Data follows below. Repeat exactly the lines between the line holding "Clone this chart in matplotlib." and the line holding "import numpy as np", inclusive, and nothing more; drop pictures.

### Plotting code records
────
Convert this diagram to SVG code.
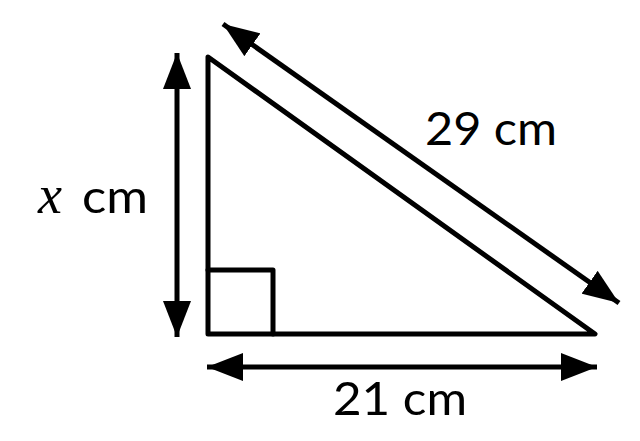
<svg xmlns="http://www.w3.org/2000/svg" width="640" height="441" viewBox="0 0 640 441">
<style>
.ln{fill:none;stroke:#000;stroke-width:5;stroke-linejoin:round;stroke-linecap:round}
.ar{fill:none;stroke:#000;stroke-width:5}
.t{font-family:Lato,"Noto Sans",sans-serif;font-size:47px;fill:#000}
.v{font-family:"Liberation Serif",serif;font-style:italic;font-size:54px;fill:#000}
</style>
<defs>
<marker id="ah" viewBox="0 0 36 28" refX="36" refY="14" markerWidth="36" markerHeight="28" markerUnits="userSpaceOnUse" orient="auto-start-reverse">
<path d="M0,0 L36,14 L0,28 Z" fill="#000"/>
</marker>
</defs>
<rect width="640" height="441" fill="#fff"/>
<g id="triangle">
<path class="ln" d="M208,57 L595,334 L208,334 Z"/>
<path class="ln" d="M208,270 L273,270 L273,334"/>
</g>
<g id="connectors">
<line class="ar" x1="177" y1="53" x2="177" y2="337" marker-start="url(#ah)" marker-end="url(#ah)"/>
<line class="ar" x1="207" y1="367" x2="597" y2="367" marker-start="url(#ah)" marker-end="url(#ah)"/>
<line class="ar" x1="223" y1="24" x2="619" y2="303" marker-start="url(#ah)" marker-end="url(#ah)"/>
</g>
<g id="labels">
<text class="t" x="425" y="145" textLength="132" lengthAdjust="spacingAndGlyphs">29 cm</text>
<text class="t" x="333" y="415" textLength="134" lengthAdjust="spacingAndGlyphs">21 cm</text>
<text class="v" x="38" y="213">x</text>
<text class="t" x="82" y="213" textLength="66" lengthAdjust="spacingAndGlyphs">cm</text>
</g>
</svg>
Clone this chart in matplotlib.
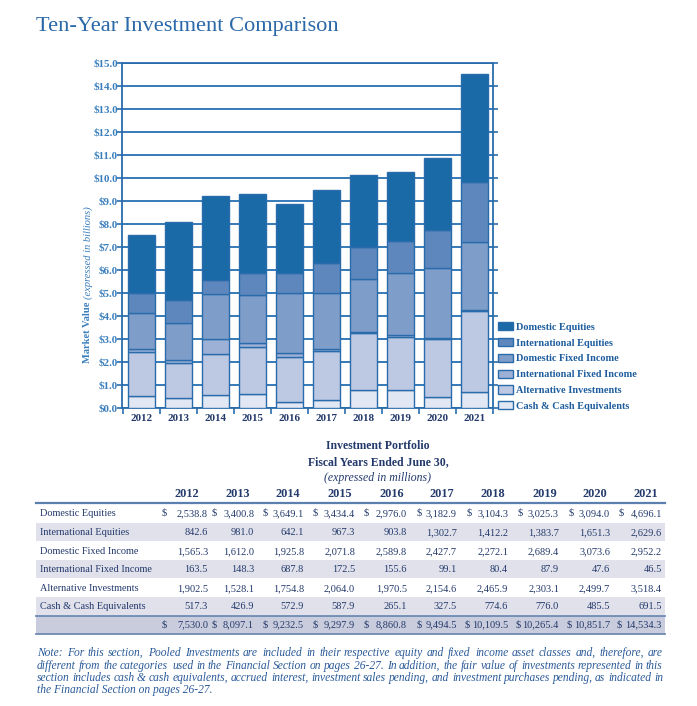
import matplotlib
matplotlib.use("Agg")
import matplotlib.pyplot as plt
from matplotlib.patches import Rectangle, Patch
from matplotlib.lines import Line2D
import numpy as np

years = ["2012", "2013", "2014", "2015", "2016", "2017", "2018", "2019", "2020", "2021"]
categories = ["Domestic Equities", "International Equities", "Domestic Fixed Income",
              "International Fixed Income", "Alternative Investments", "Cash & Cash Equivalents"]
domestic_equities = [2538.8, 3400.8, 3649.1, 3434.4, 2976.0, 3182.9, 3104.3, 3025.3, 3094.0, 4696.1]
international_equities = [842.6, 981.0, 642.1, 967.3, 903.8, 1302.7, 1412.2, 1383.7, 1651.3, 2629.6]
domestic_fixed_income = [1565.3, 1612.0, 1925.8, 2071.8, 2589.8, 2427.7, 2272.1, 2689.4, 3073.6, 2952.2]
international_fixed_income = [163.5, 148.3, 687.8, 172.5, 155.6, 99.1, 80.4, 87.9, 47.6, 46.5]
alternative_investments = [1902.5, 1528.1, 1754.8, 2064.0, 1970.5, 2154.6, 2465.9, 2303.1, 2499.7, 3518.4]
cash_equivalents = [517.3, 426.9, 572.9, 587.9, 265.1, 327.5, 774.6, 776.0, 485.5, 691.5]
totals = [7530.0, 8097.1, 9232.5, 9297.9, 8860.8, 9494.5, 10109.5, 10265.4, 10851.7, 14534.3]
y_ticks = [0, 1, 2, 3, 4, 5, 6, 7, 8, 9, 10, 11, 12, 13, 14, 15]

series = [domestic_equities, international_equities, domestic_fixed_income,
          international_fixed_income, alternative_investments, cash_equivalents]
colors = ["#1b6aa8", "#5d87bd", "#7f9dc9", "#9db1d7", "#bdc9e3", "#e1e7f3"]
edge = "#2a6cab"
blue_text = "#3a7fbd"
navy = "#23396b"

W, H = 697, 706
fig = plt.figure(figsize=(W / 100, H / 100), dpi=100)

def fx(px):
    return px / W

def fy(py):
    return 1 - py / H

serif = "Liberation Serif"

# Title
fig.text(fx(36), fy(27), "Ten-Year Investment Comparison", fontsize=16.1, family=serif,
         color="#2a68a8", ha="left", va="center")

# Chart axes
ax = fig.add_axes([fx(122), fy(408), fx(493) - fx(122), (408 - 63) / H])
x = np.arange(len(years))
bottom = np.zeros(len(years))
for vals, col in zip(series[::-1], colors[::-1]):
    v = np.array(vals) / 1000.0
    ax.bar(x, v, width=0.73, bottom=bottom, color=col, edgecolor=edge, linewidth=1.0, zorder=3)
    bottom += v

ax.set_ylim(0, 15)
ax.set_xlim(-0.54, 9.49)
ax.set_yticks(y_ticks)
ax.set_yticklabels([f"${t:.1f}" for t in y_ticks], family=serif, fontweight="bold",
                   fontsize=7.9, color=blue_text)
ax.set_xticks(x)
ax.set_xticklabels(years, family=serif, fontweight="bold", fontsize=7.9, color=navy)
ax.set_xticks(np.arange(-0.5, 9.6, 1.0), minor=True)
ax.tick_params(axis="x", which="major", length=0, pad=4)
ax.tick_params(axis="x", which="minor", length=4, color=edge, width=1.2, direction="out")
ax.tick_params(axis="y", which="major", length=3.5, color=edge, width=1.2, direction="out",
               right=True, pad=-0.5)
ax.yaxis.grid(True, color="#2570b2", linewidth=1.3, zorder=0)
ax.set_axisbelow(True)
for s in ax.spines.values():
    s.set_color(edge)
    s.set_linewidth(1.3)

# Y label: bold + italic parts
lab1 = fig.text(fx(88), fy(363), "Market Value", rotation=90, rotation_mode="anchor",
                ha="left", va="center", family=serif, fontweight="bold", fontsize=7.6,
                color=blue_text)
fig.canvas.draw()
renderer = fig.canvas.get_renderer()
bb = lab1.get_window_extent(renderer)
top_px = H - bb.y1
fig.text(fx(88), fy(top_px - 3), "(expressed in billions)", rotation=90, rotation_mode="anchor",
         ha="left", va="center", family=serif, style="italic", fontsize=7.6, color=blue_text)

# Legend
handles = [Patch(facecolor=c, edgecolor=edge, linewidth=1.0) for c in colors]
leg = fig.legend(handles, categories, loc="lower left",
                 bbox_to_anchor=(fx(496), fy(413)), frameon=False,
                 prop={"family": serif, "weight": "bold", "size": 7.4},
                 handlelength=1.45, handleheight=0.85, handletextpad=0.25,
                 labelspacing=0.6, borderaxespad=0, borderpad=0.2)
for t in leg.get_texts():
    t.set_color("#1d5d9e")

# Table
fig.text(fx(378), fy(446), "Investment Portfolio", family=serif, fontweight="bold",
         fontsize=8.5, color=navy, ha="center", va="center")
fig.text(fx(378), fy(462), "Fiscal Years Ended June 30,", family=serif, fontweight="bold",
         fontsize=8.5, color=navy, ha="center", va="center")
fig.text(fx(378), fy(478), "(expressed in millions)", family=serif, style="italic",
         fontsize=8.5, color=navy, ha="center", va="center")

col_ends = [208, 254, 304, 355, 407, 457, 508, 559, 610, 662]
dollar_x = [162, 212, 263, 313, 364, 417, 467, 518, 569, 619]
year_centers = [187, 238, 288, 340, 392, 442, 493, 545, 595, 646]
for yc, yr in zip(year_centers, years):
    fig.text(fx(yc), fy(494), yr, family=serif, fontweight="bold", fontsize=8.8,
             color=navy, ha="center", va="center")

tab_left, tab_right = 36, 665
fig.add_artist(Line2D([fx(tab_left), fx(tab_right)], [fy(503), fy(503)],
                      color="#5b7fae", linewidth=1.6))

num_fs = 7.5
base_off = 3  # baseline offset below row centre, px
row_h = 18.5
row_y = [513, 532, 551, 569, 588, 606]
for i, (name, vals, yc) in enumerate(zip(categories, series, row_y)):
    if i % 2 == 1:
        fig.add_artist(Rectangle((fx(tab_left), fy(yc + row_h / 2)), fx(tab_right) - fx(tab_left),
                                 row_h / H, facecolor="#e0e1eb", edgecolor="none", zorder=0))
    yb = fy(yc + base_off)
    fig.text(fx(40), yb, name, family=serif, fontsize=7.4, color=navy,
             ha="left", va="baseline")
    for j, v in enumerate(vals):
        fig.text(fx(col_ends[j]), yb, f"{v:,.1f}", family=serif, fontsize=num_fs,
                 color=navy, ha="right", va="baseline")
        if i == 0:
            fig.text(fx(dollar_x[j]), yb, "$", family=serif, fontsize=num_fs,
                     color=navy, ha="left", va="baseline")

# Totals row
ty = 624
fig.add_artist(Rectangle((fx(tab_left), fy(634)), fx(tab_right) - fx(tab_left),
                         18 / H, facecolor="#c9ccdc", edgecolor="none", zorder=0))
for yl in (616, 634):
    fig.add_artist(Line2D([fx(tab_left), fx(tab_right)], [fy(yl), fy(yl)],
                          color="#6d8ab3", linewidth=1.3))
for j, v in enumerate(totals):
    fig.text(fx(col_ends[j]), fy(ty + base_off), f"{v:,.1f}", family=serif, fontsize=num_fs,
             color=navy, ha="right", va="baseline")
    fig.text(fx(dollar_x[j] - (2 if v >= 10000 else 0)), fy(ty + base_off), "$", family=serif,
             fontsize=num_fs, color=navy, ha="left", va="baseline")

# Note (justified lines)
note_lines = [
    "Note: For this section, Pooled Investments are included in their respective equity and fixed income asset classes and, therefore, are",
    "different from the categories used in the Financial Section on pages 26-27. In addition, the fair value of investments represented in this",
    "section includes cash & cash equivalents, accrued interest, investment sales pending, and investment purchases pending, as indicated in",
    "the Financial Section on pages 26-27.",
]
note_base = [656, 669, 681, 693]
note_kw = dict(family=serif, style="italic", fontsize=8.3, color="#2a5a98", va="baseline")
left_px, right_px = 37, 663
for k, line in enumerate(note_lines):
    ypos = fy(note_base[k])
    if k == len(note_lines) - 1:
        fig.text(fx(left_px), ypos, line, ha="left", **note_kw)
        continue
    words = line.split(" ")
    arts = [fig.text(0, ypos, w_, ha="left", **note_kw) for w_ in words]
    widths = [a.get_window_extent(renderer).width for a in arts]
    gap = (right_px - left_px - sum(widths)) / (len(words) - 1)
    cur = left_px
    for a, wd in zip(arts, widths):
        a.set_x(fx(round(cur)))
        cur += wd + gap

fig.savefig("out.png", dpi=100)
────
### Solution
Clone this chart in matplotlib.
import matplotlib
matplotlib.use("Agg")
import matplotlib.pyplot as plt
from matplotlib.patches import Rectangle, Patch
from matplotlib.lines import Line2D
import numpy as np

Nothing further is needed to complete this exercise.